What is meant by “essential tenets”?

Within the Reformed faith, there is not a checklist of required doctrinal positions with which to agree in order to qualify as “Reformed.” There are two related reasons.

First, the Reformed faith values freedom of conscience, encouraging the people of God —as members of the priesthood of all believers—actively to discern the will of God in each new day. In this sense, every believer is charged to “figure out for him or herself what Christianity is about,” as Kathryn Tanner puts it.[1] (xiii)

Ordained persons are free to be “instructed,” “lead,” and “continually guided” by the confessions without being forced to subscribe to any precisely worded articles of faith drawn up either by the General Assembly or by a presbytery. ... Presbyteries (in the case of ministers) and church sessions (in the case of ruling elders and deacons) are free to decide for themselves what acceptable loyalty to the confessions means in their particular situation without being bound to any “checklist” prescribed by higher governing bodies of the church.[2]

Second, the Reformed faith is itself subject to revision by the living Word of God, revealed in Jesus Christ and borne witness to in the Scriptures through the testimony of the Holy Spirit. The reason our Book of Confessions is open is, in part, to make corrections and additions to our understanding of what constitutes the Christian faith. Our church’s teachings about women’s ordination, for example, have changed just in the last half century.[3] Finally, to have a strict list of beliefs would be to compromise on our identity, which is founded not in doctrines but in our relationship to the living Lord.

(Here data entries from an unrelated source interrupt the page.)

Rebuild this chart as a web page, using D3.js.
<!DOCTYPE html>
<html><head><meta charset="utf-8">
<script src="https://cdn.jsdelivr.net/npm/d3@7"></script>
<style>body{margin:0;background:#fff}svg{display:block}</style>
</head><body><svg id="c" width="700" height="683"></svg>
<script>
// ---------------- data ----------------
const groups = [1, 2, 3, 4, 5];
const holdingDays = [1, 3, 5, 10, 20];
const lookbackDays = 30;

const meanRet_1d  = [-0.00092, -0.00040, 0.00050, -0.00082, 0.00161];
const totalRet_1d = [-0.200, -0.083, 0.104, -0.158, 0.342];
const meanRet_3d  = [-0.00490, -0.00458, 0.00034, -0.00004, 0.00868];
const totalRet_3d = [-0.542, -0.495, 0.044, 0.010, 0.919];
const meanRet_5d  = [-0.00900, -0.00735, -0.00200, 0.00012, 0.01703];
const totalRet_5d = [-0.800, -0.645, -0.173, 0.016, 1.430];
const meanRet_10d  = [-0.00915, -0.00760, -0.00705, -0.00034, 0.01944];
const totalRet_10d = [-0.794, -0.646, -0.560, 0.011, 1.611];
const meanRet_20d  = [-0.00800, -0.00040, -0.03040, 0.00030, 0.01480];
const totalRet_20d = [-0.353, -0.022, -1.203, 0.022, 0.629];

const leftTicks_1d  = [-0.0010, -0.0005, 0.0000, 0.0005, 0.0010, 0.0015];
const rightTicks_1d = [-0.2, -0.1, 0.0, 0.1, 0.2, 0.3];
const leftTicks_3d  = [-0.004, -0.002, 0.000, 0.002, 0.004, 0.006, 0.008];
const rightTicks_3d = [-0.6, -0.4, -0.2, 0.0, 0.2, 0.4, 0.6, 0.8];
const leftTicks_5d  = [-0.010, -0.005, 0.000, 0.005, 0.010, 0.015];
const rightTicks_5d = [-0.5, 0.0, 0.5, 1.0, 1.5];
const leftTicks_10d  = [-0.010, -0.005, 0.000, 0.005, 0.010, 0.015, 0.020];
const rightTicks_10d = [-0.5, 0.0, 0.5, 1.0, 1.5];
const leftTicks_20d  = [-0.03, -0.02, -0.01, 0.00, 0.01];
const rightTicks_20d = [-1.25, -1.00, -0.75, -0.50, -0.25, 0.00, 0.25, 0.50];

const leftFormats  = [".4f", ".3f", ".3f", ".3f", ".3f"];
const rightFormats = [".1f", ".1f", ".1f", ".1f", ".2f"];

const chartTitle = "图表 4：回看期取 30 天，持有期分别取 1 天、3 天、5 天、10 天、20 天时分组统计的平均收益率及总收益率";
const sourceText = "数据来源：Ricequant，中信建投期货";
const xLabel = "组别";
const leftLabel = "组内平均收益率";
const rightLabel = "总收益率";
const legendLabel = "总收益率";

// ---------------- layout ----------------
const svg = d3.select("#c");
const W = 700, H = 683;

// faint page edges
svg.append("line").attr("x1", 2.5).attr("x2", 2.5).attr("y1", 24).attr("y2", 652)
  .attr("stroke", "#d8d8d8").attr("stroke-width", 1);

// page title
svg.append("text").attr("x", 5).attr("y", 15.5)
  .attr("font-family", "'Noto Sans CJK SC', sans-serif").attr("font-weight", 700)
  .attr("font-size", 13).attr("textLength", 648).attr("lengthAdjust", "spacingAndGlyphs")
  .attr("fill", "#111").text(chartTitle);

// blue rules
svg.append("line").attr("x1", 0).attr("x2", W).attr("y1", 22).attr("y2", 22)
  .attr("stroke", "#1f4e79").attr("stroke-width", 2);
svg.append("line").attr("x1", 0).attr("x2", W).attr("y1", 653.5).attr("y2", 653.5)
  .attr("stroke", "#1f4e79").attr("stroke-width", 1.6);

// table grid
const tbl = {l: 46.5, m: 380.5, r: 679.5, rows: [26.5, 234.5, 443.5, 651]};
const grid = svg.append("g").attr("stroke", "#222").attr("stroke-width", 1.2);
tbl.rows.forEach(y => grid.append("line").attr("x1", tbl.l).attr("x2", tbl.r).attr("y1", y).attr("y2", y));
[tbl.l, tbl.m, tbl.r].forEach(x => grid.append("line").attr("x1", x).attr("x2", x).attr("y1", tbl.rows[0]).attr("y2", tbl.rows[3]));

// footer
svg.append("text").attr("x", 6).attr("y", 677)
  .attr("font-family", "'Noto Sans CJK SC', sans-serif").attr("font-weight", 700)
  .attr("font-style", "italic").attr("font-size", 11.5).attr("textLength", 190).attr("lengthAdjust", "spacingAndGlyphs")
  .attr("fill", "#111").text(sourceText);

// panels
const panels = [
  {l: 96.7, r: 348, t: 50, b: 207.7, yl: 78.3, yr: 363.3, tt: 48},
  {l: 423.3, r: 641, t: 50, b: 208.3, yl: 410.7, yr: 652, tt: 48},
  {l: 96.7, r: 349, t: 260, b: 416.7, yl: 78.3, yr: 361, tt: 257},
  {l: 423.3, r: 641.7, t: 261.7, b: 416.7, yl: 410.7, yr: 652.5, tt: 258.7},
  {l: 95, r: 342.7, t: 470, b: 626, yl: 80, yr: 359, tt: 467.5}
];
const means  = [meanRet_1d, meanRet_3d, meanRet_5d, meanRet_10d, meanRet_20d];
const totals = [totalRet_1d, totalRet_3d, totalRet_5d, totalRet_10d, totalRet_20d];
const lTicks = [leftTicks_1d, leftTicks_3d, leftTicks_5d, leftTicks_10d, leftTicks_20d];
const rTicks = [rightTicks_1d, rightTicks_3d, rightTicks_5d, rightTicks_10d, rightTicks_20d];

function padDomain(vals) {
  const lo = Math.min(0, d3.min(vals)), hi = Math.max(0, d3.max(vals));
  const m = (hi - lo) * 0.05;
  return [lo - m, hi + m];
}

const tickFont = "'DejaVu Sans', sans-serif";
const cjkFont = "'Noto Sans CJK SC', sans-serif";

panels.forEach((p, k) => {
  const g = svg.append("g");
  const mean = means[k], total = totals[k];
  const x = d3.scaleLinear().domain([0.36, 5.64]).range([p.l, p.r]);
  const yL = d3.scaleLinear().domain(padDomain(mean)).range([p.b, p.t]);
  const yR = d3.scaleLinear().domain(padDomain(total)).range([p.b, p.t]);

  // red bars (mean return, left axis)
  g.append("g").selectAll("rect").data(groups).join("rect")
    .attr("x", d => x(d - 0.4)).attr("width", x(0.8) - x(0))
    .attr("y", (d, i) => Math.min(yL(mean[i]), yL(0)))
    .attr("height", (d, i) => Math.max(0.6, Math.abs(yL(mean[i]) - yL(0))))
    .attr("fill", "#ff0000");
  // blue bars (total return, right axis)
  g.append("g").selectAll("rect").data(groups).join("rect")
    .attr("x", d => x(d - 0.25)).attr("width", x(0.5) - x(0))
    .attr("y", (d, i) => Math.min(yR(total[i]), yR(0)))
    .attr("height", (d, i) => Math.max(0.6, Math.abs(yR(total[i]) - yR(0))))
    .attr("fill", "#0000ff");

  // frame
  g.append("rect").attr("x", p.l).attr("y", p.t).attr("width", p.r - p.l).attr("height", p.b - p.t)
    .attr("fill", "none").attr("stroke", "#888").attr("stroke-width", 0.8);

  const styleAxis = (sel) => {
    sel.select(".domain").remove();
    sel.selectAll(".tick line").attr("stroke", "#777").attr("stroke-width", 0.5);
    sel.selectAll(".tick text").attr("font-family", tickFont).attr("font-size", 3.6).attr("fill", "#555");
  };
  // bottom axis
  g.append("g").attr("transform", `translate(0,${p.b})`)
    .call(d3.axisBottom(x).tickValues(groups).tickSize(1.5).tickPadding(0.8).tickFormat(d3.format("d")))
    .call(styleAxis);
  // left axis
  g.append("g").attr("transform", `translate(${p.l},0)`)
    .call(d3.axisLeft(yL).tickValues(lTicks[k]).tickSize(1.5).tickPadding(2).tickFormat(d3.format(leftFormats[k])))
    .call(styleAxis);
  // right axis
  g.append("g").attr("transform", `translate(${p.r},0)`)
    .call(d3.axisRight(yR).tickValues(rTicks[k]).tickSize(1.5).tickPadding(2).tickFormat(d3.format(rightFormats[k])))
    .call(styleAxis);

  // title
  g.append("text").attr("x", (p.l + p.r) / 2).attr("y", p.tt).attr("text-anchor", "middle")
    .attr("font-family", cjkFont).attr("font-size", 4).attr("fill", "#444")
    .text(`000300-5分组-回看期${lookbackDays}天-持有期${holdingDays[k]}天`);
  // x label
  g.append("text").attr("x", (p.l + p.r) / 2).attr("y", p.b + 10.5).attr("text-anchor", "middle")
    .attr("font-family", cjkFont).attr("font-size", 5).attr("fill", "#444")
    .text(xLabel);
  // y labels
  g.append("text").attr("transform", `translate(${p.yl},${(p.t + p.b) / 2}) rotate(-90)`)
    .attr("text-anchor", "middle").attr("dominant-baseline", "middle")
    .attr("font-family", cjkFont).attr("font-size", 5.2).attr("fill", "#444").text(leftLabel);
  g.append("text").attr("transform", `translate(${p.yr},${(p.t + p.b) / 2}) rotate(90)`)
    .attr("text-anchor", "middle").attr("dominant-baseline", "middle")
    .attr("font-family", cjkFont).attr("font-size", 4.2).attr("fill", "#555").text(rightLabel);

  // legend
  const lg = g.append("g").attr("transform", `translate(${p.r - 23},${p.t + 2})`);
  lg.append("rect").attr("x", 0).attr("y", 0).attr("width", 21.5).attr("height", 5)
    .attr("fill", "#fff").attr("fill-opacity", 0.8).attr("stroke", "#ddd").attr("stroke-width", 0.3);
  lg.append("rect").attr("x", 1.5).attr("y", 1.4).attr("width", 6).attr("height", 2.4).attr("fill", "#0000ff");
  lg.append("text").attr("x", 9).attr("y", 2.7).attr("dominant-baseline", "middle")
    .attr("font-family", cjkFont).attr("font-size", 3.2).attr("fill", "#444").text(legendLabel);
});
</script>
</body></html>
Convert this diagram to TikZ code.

That said, the language of “essential tenets” as used in this question reminds us that the Reformed faith has authoritative, if not rigid, doctrinal content. While considered “subordinate standards” to the Word of God revealed in Jesus Christ and written in Scripture, the confessions of the church “may not be ignored or dismissed,” according to the Book of Order [BOO] (F-2.02). Ministers of Word and Sacrament and ruling elders and deacons agree to be guided by these confessions as the church uses them to “instruct, counsel with, [and] even to discipline” them (BOO, F-2.02).

[1] Kathryn Tanner, Jesus, Humanity, and the Trinity: A Brief Systematic Theology. Minneapolis: Fortress Press, 2001, xiii.

[2] Book of Confessions: Study Edition-Revised (Louisville: Westminster John Knox Press, 2017) 448–49.

[3] The Book of Confessions, The Scots Confession (1560) argues that “the Holy Ghost” does not “permit” women to preach or baptize (3.22) while A Brief Statement of Faith (1983) holds that the Holy Spirit “calls women and men to all ministries of the Church” (11.4).